**What is being asked:**
Could you retype the lines below, starting at the line holding "Recreate this image" and stopping at the line holding "Sans Condensed, Liberation", inclusive? Copy them exactly and drop the images.

**Data shown:**
-- -- --
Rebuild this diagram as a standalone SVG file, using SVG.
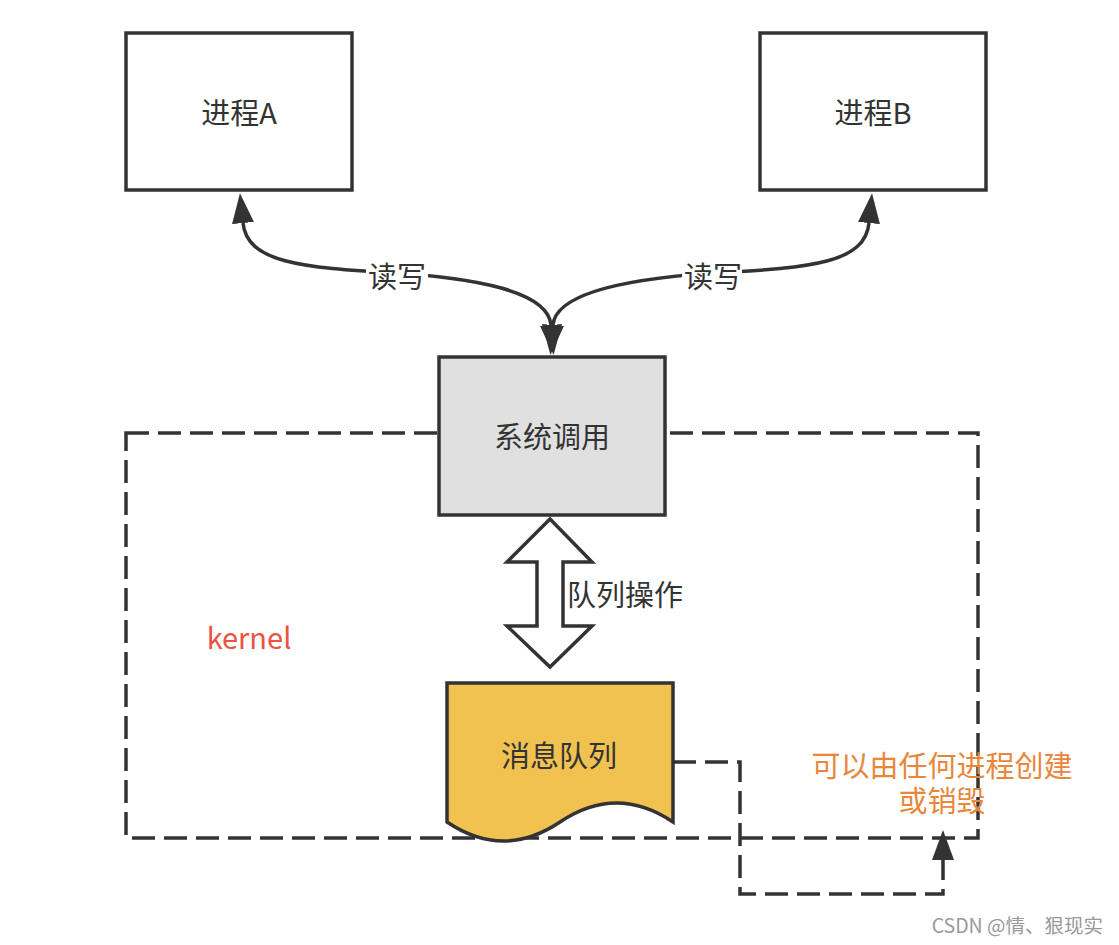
-- -- --
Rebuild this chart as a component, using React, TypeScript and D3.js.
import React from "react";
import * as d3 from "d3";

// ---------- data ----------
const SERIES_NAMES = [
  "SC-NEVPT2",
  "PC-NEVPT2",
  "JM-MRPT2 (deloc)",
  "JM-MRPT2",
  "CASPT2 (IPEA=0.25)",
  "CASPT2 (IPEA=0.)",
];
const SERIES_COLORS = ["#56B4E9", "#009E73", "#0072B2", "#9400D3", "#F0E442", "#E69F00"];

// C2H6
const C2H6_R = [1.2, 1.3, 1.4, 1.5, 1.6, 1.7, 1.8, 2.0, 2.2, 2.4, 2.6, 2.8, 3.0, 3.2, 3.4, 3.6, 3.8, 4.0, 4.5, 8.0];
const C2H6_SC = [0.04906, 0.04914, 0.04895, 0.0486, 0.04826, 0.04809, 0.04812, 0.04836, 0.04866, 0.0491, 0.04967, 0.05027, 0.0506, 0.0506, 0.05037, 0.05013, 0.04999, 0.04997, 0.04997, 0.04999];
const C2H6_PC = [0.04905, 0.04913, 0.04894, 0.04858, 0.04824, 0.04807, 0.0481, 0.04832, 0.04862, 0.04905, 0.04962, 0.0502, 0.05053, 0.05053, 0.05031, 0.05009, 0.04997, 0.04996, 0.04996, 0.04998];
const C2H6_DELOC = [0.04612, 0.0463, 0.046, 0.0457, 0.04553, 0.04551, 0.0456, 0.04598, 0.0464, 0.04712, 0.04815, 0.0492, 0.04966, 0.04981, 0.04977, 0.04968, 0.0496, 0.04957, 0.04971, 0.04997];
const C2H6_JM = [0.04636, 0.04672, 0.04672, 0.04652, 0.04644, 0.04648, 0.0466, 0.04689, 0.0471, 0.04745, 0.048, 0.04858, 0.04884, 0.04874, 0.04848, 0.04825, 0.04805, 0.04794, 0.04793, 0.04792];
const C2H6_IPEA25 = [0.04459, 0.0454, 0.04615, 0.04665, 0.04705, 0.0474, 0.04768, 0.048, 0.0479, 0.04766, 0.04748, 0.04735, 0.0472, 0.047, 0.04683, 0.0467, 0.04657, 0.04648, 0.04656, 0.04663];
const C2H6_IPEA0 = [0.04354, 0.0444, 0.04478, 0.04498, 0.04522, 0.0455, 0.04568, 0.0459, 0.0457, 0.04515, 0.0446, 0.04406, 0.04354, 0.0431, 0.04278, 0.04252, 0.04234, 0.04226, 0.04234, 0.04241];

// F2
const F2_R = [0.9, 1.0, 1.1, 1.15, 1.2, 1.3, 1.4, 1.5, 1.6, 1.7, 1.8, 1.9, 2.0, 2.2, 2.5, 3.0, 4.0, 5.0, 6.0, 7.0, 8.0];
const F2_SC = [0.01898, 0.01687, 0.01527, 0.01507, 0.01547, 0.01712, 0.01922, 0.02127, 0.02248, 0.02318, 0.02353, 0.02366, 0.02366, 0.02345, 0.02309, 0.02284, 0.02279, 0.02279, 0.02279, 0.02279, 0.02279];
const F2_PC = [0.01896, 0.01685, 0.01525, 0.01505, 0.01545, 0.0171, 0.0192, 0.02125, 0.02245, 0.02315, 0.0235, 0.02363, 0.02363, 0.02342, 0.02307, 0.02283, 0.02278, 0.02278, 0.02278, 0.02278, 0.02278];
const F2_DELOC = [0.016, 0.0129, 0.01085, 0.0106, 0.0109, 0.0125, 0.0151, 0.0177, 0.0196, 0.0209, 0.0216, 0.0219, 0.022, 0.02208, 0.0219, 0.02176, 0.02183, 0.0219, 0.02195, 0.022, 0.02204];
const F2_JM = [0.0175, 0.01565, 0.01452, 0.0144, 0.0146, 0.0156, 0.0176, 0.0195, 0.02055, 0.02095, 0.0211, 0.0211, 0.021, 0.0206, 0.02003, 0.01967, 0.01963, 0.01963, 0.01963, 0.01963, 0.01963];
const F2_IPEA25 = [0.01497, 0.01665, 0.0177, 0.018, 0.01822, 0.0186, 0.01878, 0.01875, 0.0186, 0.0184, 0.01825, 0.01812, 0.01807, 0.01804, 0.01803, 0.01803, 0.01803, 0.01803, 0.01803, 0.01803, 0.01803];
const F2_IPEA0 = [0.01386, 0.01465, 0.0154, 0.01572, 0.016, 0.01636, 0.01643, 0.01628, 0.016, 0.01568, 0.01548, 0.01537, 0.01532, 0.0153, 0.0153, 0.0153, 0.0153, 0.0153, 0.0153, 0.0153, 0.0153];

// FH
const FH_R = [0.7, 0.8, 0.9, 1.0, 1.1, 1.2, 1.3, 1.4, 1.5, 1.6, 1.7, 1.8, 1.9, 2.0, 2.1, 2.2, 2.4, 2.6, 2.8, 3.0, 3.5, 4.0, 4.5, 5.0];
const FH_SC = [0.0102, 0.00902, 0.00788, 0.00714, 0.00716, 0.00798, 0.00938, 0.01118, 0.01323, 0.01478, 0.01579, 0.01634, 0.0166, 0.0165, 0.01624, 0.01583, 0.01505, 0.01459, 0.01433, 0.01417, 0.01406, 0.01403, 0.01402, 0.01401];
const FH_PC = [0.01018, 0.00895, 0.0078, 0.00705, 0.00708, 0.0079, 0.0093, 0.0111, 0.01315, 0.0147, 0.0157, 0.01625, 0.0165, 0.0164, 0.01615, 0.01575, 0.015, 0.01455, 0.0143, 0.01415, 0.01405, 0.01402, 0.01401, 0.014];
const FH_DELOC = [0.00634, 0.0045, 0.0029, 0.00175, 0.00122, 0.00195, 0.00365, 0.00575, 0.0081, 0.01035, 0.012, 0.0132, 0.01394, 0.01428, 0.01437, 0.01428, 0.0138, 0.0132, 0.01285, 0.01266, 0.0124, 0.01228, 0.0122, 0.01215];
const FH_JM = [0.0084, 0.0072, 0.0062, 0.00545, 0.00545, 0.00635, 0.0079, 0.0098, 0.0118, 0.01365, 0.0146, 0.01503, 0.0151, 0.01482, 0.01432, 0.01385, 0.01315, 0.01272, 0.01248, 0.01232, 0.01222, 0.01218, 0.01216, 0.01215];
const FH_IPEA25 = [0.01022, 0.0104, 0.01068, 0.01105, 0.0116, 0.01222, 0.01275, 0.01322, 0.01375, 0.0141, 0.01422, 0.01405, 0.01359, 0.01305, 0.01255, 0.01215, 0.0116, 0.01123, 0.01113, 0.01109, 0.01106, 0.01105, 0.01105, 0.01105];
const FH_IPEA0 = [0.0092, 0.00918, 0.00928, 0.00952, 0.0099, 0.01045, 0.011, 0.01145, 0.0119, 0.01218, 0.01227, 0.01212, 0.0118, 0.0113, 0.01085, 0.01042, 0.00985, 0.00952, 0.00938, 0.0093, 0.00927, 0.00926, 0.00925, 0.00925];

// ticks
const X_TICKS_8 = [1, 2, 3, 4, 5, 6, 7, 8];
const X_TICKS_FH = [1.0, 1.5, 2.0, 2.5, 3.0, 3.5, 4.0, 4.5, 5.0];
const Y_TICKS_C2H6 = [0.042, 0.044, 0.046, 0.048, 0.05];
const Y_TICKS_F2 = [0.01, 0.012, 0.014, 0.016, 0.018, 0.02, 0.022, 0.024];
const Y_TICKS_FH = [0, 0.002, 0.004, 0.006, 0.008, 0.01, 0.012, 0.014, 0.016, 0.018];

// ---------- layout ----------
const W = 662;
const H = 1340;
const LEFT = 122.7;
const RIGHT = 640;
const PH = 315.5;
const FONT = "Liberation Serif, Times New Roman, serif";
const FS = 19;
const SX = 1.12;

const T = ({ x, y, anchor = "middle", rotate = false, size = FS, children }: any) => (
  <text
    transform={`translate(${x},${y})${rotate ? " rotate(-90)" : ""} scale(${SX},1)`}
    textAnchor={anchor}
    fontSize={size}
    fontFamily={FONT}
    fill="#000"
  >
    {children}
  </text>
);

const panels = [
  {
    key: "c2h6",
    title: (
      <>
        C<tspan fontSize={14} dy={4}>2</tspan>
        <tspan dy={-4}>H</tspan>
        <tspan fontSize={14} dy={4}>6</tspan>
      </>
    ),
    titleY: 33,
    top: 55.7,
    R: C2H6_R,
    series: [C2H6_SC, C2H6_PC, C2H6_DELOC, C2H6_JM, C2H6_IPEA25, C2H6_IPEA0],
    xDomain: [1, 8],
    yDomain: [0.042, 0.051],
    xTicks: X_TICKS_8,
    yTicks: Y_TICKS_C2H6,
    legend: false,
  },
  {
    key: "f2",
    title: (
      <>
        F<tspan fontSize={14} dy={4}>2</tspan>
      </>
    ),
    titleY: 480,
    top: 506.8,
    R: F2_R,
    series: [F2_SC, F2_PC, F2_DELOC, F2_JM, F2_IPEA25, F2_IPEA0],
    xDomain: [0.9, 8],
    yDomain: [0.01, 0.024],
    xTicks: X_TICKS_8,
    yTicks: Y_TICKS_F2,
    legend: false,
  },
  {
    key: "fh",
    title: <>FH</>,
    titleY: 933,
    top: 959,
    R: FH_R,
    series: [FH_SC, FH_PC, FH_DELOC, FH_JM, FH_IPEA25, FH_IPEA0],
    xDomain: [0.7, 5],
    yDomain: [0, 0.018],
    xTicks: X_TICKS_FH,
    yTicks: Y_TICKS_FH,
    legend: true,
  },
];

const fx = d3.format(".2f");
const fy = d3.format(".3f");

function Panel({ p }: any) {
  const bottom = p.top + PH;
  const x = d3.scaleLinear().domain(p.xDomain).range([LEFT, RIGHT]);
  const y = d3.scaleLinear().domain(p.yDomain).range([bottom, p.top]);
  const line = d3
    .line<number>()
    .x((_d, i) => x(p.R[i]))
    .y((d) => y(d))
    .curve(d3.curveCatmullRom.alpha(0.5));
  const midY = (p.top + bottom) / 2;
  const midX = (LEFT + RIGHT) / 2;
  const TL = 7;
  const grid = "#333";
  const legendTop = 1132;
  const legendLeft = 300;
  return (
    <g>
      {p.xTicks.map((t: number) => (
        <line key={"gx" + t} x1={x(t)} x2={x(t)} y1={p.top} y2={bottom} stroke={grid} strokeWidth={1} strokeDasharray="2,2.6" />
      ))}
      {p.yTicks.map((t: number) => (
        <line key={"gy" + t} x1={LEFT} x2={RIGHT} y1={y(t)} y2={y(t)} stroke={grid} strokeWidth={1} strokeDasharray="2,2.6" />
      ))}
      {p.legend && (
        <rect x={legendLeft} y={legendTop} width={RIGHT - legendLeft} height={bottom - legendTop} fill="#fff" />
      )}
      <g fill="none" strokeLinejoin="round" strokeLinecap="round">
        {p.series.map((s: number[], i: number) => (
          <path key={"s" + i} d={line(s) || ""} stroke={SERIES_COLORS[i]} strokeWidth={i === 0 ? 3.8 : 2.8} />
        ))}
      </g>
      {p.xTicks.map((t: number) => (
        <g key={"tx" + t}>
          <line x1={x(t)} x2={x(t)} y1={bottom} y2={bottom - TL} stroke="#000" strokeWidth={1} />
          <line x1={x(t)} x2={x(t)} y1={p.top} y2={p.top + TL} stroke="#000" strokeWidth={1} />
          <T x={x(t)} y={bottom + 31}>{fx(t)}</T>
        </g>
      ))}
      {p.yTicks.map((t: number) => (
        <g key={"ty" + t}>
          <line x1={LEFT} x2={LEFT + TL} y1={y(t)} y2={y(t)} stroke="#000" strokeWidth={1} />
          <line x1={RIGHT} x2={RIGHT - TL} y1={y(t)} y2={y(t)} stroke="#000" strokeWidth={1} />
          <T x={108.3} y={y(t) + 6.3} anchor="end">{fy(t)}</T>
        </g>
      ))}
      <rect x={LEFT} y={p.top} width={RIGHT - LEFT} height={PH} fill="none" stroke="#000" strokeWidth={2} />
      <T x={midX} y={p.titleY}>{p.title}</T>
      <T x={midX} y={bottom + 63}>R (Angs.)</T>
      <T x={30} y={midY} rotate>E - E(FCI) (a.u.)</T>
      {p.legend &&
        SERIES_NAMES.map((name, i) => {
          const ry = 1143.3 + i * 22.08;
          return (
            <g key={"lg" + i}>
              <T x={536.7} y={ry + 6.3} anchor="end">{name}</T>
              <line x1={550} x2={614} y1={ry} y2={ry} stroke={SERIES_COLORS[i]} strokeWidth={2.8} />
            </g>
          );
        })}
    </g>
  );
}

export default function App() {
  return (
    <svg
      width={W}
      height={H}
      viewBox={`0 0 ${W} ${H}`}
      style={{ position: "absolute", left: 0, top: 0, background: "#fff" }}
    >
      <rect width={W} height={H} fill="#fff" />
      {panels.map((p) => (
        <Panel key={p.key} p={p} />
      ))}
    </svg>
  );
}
-- -- --
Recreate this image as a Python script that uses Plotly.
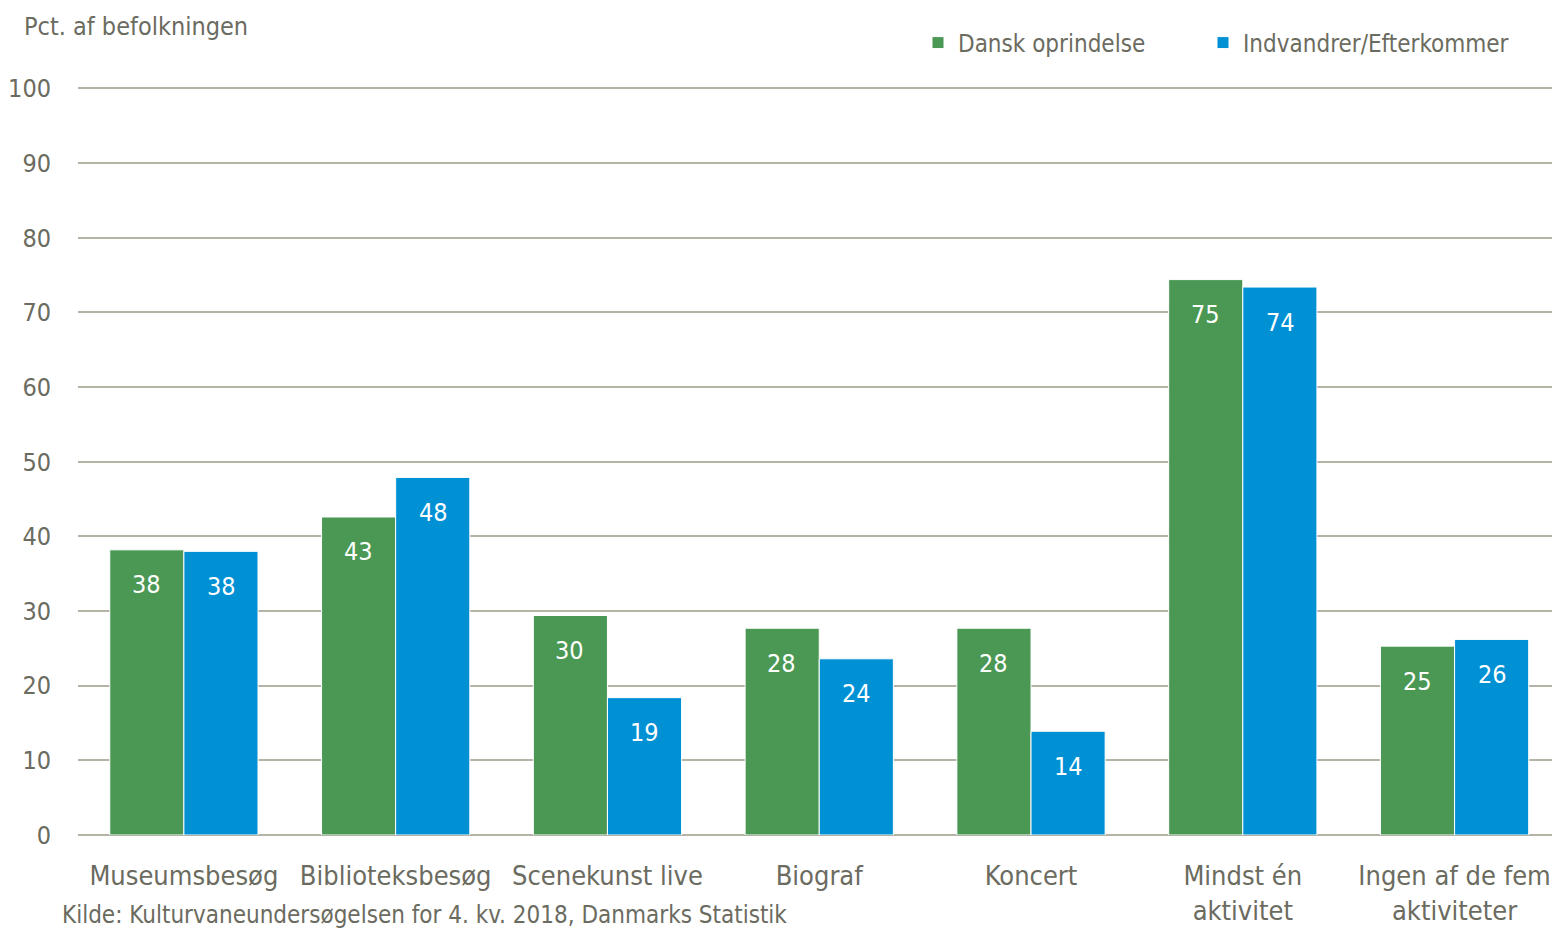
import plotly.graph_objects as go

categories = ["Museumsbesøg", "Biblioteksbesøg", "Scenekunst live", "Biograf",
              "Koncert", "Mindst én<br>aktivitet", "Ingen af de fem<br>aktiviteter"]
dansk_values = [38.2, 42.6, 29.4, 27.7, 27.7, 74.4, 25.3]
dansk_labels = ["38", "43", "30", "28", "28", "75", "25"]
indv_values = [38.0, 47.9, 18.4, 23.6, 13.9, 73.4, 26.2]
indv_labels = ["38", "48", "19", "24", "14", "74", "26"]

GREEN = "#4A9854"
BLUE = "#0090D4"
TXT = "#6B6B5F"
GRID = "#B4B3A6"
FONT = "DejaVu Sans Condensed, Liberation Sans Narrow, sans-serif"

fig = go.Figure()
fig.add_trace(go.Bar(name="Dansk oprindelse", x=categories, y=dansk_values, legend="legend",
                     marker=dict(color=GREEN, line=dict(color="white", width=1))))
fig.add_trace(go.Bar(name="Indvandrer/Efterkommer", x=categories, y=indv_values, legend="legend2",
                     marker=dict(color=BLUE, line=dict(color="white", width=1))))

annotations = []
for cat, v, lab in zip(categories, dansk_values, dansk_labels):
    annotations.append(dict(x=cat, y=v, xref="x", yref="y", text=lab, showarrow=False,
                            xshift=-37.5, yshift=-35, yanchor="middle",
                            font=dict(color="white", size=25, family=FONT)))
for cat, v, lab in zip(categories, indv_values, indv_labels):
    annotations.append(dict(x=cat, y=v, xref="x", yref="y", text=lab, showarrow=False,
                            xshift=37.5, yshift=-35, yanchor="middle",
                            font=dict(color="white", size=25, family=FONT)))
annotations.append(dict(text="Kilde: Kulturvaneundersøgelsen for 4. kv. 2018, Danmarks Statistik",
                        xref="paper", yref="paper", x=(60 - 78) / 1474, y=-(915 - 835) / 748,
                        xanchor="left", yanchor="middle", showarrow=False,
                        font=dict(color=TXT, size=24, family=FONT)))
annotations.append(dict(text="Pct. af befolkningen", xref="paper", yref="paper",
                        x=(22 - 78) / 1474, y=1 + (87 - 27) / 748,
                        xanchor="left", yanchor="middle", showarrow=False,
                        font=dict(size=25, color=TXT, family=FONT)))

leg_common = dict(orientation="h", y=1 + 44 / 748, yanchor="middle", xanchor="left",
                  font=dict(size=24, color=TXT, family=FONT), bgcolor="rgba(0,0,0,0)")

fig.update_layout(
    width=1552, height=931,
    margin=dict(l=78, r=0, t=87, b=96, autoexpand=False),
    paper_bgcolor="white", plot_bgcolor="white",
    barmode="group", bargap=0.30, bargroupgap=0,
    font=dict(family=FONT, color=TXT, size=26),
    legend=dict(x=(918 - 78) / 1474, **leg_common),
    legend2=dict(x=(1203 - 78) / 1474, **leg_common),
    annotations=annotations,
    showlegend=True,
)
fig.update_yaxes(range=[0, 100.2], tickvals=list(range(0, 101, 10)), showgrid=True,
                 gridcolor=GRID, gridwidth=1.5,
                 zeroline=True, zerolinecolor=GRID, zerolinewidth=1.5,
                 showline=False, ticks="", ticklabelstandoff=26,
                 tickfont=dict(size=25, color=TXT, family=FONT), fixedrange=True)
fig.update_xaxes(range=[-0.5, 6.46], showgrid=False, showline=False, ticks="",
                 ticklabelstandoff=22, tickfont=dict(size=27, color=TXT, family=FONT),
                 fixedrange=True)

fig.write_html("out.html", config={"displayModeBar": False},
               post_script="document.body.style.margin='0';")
-- -- --
**The completed task:**
Recreate this image as a Python script that uses Plotly.
import plotly.graph_objects as go

categories = ["Museumsbesøg", "Biblioteksbesøg", "Scenekunst live", "Biograf",
              "Koncert", "Mindst én<br>aktivitet", "Ingen af de fem<br>aktiviteter"]
dansk_values = [38.2, 42.6, 29.4, 27.7, 27.7, 74.4, 25.3]
dansk_labels = ["38", "43", "30", "28", "28", "75", "25"]
indv_values = [38.0, 47.9, 18.4, 23.6, 13.9, 73.4, 26.2]
indv_labels = ["38", "48", "19", "24", "14", "74", "26"]

GREEN = "#4A9854"
BLUE = "#0090D4"
TXT = "#6B6B5F"
GRID = "#B4B3A6"
FONT = "DejaVu Sans Condensed, Liberation Sans Narrow, sans-serif"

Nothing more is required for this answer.